[Goal of the exercise]: Transcribe the material in full. Nothing should differ except that the pictures are left out.

[Source excerpt]:
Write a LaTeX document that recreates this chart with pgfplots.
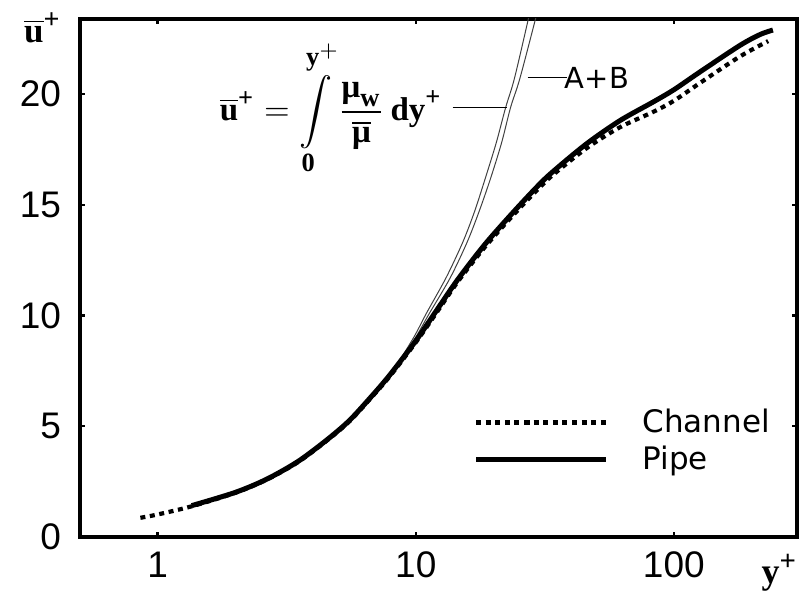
\documentclass[border=0pt]{standalone}
\usepackage{amsmath}
\usepackage{fontspec}
\setmainfont{Liberation Sans}
\newfontfamily\legfont{DejaVu Sans}
\newfontfamily\tb{Liberation Serif}
\usepackage{pgfplots}
\pgfplotsset{compat=1.18}
\newsavebox\formulabox
\newsavebox\ulabbox
\newsavebox\ylabbox
\newcommand\tbf[1]{\hbox{\tb\bfseries #1}}
\newcommand\tbs[1]{\hbox{\tb\bfseries\footnotesize #1}}

\pgfplotstableread{
x u
1.355 1.40
2.0 2.0
2.65 2.60
3.5 3.40
4.5 4.35
5.5 5.22
6.6 6.22
7.9 7.28
10.0 8.85
12.0 10.2
14.5 11.6
18.5 13.2
23.8 14.65
29.7 15.85
34.0 16.5
45.8 17.75
61.7 18.8
83.2 19.65
100 20.2
126 21.0
180 22.2
216 22.7
242 22.9
}\pipedata

\pgfplotstableread{
x u
0.857 0.85
1.0 1.0
1.355 1.37
2.0 1.98
2.65 2.58
3.5 3.37
4.5 4.32
5.5 5.18
6.6 6.18
7.9 7.22
10.0 8.78
12.0 10.1
14.5 11.5
18.5 13.08
23.8 14.52
29.7 15.7
34.0 16.35
45.8 17.55
61.7 18.5
83.2 19.2
100 19.7
126 20.5
180 21.7
232 22.4
}\channeldata

\pgfplotstableread{
x u
5.5 5.22
7.9 7.32
9.7 8.9
11.0 10.1
13.1 11.7
15.2 13.3
16.9 14.7
18.6 16.2
20.5 17.8
22.3 19.4
24.1 20.7
27.3 23.4
28.6 24.5
}\abone

\pgfplotstableread{
x u
5.5 5.22
7.9 7.28
9.8 8.85
11.3 10.1
13.6 11.7
15.8 13.3
17.6 14.7
19.5 16.2
21.5 17.8
23.3 19.4
25.3 20.7
29.1 23.4
30.7 24.5
}\abtwo

\begin{document}
\sbox\formulabox{$\overline{\tbf{u}}^{\tbs{+}} = \displaystyle\int\limits_{\tbs{0}}^{\tbs{y$^+$}}\frac{\tbf{μ}_{\tbs{w}}}{\overline{\tbf{μ}}}\,\tbf{dy}^{\tbs{+}}$}%
\sbox\ulabbox{$\overline{\tbf{u}}^{\tbs{+}}$}%
\sbox\ylabbox{$\tbf{y}^{\tbs{+}}$}%
\begin{tikzpicture}
\useasboundingbox (-40pt,-28.2pt) rectangle (362.5pt,268.3pt);
\begin{axis}[
    scale only axis,
    width=358.5pt, height=258.8pt,
    xmode=log,
    xmin=0.5, xmax=300,
    ymin=0, ymax=23.4,
    xtick={1,10,100}, xticklabels={1,10,100},
    ytick={0,5,10,15,20},
    xminorticks=false,
    /pgf/number format/assume math mode=true,
    tick label style={font=\fontsize{18.5}{20}\selectfont},
    xticklabel style={yshift=-4pt},
    yticklabel style={xshift=-6pt},
    axis line style={line width=2pt},
    major tick length=2.5pt,
    tick style={line width=1.2pt, black},
    legend style={draw=none, fill=none, at={(0.54,0.185)}, anchor=west,
        font=\legfont\fontsize{15.5}{19}\selectfont, column sep=15pt, row sep=1pt},
    legend cell align=left,
    legend image code/.code={\draw[#1] plot coordinates {(0pt,0pt) (65pt,0pt)};},
]
\addplot[black!75, line width=0.5pt, smooth, forget plot] table[x=x, y=u] {\abone};
\addplot[black!75, line width=0.5pt, smooth, forget plot] table[x=x, y=u] {\abtwo};
\addplot[black, line width=2.1pt, dash pattern=on 2.5pt off 2.3pt, smooth] table[x=x, y=u] {\channeldata};
\addlegendentry{Channel}
\addplot[black, line width=2.5pt, smooth] table[x=x, y=u] {\pipedata};
\addlegendentry{Pipe}
\coordinate (l1a) at (axis cs:13.9,19.4);
\coordinate (l1b) at (axis cs:22.5,19.4);
\coordinate (l2a) at (axis cs:27.1,20.74);
\coordinate (l2b) at (axis cs:38.4,20.74);
\coordinate (fpos) at (rel axis cs:0.506,0.828);
\coordinate (ylab) at (rel axis cs:-0.052,0.983);
\coordinate (xlab) at (rel axis cs:0.976,-0.070);
\end{axis}
\draw[black, line width=0.6pt] (l1a) -- (l1b);
\draw[black, line width=0.6pt] (l2a) -- (l2b);
\node[anchor=west, inner sep=0pt, xshift=-1pt] at (l2b) {\legfont\fontsize{14.5}{16}\selectfont A+B};
\node[anchor=east, inner sep=0pt, scale=1.65] at (fpos) {\usebox\formulabox};
\node[inner sep=0pt, scale=1.75] at (ylab) {\usebox\ulabbox};
\node[inner sep=0pt, scale=1.8] at (xlab) {\usebox\ylabbox};
\end{tikzpicture}
\end{document}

[Full answer]:
Write a LaTeX document that recreates this chart with pgfplots.
\documentclass[border=0pt]{standalone}
\usepackage{amsmath}
\usepackage{fontspec}
\setmainfont{Liberation Sans}
\newfontfamily\legfont{DejaVu Sans}
\newfontfamily\tb{Liberation Serif}
\usepackage{pgfplots}
\pgfplotsset{compat=1.18}
\newsavebox\formulabox
\newsavebox\ulabbox
\newsavebox\ylabbox
\newcommand\tbf[1]{\hbox{\tb\bfseries #1}}
\newcommand\tbs[1]{\hbox{\tb\bfseries\footnotesize #1}}

\pgfplotstableread{
x u
1.355 1.40
2.0 2.0
2.65 2.60
3.5 3.40
4.5 4.35
5.5 5.22
6.6 6.22
7.9 7.28
10.0 8.85
12.0 10.2
14.5 11.6
18.5 13.2
23.8 14.65
29.7 15.85
34.0 16.5
45.8 17.75
61.7 18.8
83.2 19.65
100 20.2
126 21.0
180 22.2
216 22.7
242 22.9
}\pipedata

\pgfplotstableread{
x u
0.857 0.85
1.0 1.0
1.355 1.37
2.0 1.98
2.65 2.58
3.5 3.37
4.5 4.32
5.5 5.18
6.6 6.18
7.9 7.22
10.0 8.78
12.0 10.1
14.5 11.5
18.5 13.08
23.8 14.52
29.7 15.7
34.0 16.35
45.8 17.55
61.7 18.5
83.2 19.2
100 19.7
126 20.5
180 21.7
232 22.4
}\channeldata

\pgfplotstableread{
x u
5.5 5.22
7.9 7.32
9.7 8.9
11.0 10.1
13.1 11.7
15.2 13.3
16.9 14.7
18.6 16.2
20.5 17.8
22.3 19.4
24.1 20.7
27.3 23.4
28.6 24.5
}\abone

\pgfplotstableread{
x u
5.5 5.22
7.9 7.28
9.8 8.85
11.3 10.1
13.6 11.7
15.8 13.3
17.6 14.7
19.5 16.2
21.5 17.8
23.3 19.4
25.3 20.7
29.1 23.4
30.7 24.5
}\abtwo

\begin{document}
\sbox\formulabox{$\overline{\tbf{u}}^{\tbs{+}} = \displaystyle\int\limits_{\tbs{0}}^{\tbs{y$^+$}}\frac{\tbf{μ}_{\tbs{w}}}{\overline{\tbf{μ}}}\,\tbf{dy}^{\tbs{+}}$}%
\sbox\ulabbox{$\overline{\tbf{u}}^{\tbs{+}}$}%
\sbox\ylabbox{$\tbf{y}^{\tbs{+}}$}%
\begin{tikzpicture}
\useasboundingbox (-40pt,-28.2pt) rectangle (362.5pt,268.3pt);
\begin{axis}[
    scale only axis,
    width=358.5pt, height=258.8pt,
    xmode=log,
    xmin=0.5, xmax=300,
    ymin=0, ymax=23.4,
    xtick={1,10,100}, xticklabels={1,10,100},
    ytick={0,5,10,15,20},
    xminorticks=false,
    /pgf/number format/assume math mode=true,
    tick label style={font=\fontsize{18.5}{20}\selectfont},
    xticklabel style={yshift=-4pt},
    yticklabel style={xshift=-6pt},
    axis line style={line width=2pt},
    major tick length=2.5pt,
    tick style={line width=1.2pt, black},
    legend style={draw=none, fill=none, at={(0.54,0.185)}, anchor=west,
        font=\legfont\fontsize{15.5}{19}\selectfont, column sep=15pt, row sep=1pt},
    legend cell align=left,
    legend image code/.code={\draw[#1] plot coordinates {(0pt,0pt) (65pt,0pt)};},
]
\addplot[black!75, line width=0.5pt, smooth, forget plot] table[x=x, y=u] {\abone};
\addplot[black!75, line width=0.5pt, smooth, forget plot] table[x=x, y=u] {\abtwo};
\addplot[black, line width=2.1pt, dash pattern=on 2.5pt off 2.3pt, smooth] table[x=x, y=u] {\channeldata};
\addlegendentry{Channel}
\addplot[black, line width=2.5pt, smooth] table[x=x, y=u] {\pipedata};
\addlegendentry{Pipe}
\coordinate (l1a) at (axis cs:13.9,19.4);
\coordinate (l1b) at (axis cs:22.5,19.4);
\coordinate (l2a) at (axis cs:27.1,20.74);
\coordinate (l2b) at (axis cs:38.4,20.74);
\coordinate (fpos) at (rel axis cs:0.506,0.828);
\coordinate (ylab) at (rel axis cs:-0.052,0.983);
\coordinate (xlab) at (rel axis cs:0.976,-0.070);
\end{axis}
\draw[black, line width=0.6pt] (l1a) -- (l1b);
\draw[black, line width=0.6pt] (l2a) -- (l2b);
\node[anchor=west, inner sep=0pt, xshift=-1pt] at (l2b) {\legfont\fontsize{14.5}{16}\selectfont A+B};
\node[anchor=east, inner sep=0pt, scale=1.65] at (fpos) {\usebox\formulabox};
\node[inner sep=0pt, scale=1.75] at (ylab) {\usebox\ulabbox};
\node[inner sep=0pt, scale=1.8] at (xlab) {\usebox\ylabbox};
\end{tikzpicture}
\end{document}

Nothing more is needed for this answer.